Saturday, July 5, 2014

University offers female students extra credit for hairy pits

The Captain's favorite major - Women and Gender Studies - has once again proven how useful it is to society! Arizona State University offers female students extra credit for not shaving their armpits:

Women and Gender Studies Professor Breanne Fahs, encourages her female students to cease shaving their underarms and legs during the semester and document their experiences in a journal. 

"One guy did his shaving with a buck knife."    

Student Stephanie Robinson said it was a “life changing experience.”

“Many of my friends didn’t want to work out next to me or hear about the assignment, and my mother was distraught at the idea that I would be getting married in a white dress with armpit hair,” Robinson told ASU news.

Men are also allowed to receive extra credit, as long as they shave their bodies from the neck down.

As the Director of the Center for Feminist Research on Gender and Sexuality Group at ASU, Fahs has been very active in women’s issues. Her academic journals have been published in outlets such as Feminism & Psychology, Psychology of Women Quarterly and Gender and Society. She has also authored books including Performing Sex, Moral Panics of Sexuality and her newest biography on the life of radical feminist and attempted assassin, Valerie Solonas. Participant and student Jaqueline Gonzalez said the experience allowed her to start on a path of activism.
It's so nice that kids can go to university today, even one funded by taxpayers, in order to learn how to have hairy pits and become community activists.  They should change the school name to occupy armpits university.

Fucking hell.  If I had a say in how my tax dollars were spent they would only go to engineering scholarships.

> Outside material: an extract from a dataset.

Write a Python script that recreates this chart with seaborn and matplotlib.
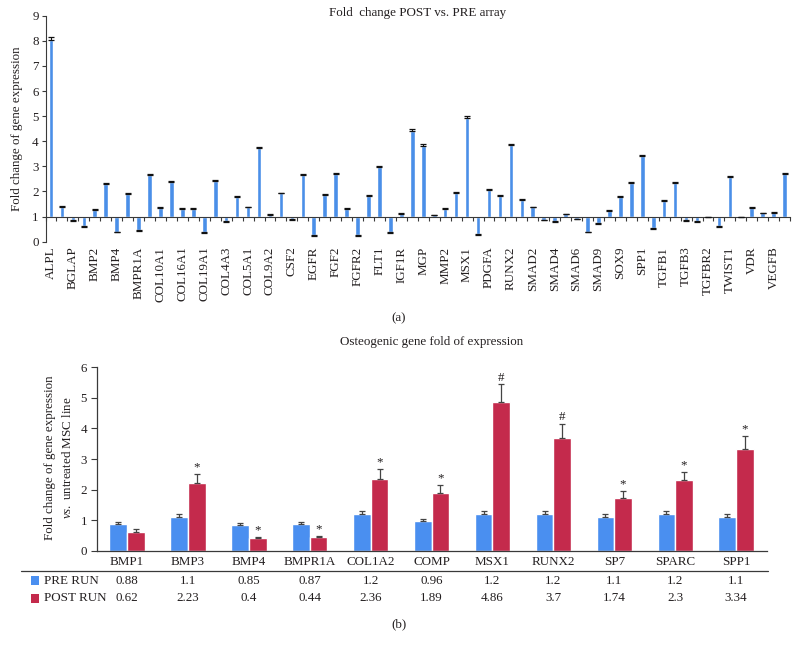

Oh boy, it get's better.  What are Professor Breanne Fahs' qualifications? She's a specialist in radical feminism and political activism, and the author of a book on Valerie Solanas, another radical feminist who is best known for her assassination attempt on Andy Warhol.
Breanne Fahs is an associate professor of women and gender studies at Arizona State University, where she specializes in studying women's sexuality, critical embodiment studies, radical feminism, and political activism.  She has a B.A. in women's studies/gender studies and psychology from Occidental College and a Ph.D. in women's studies and clinical psychology from the University of Michigan.  She has published widely in feminist, social science, and humanities journals and has authored three books: Performing Sex (SUNY Press, 2011), an analysis of the paradoxes of women's "sexual liberation," The Moral Panics of Sexuality (Palgrave, 2013), an edited collection that examines cultural anxieties of "scary sex," and Valerie Solanas (Feminist Press, 2014), a biography about the controversial and politically significant life of author/would-be assassin Valerie Solanas. She is the director of the Feminist Research on Gender and Sexuality Group at Arizona State University, a group that engages students and faculty to fuse activism and rabble-rousing scholarship, and she also works as a private practice clinical psychologist specializing in sexuality, couples work, and trauma recovery.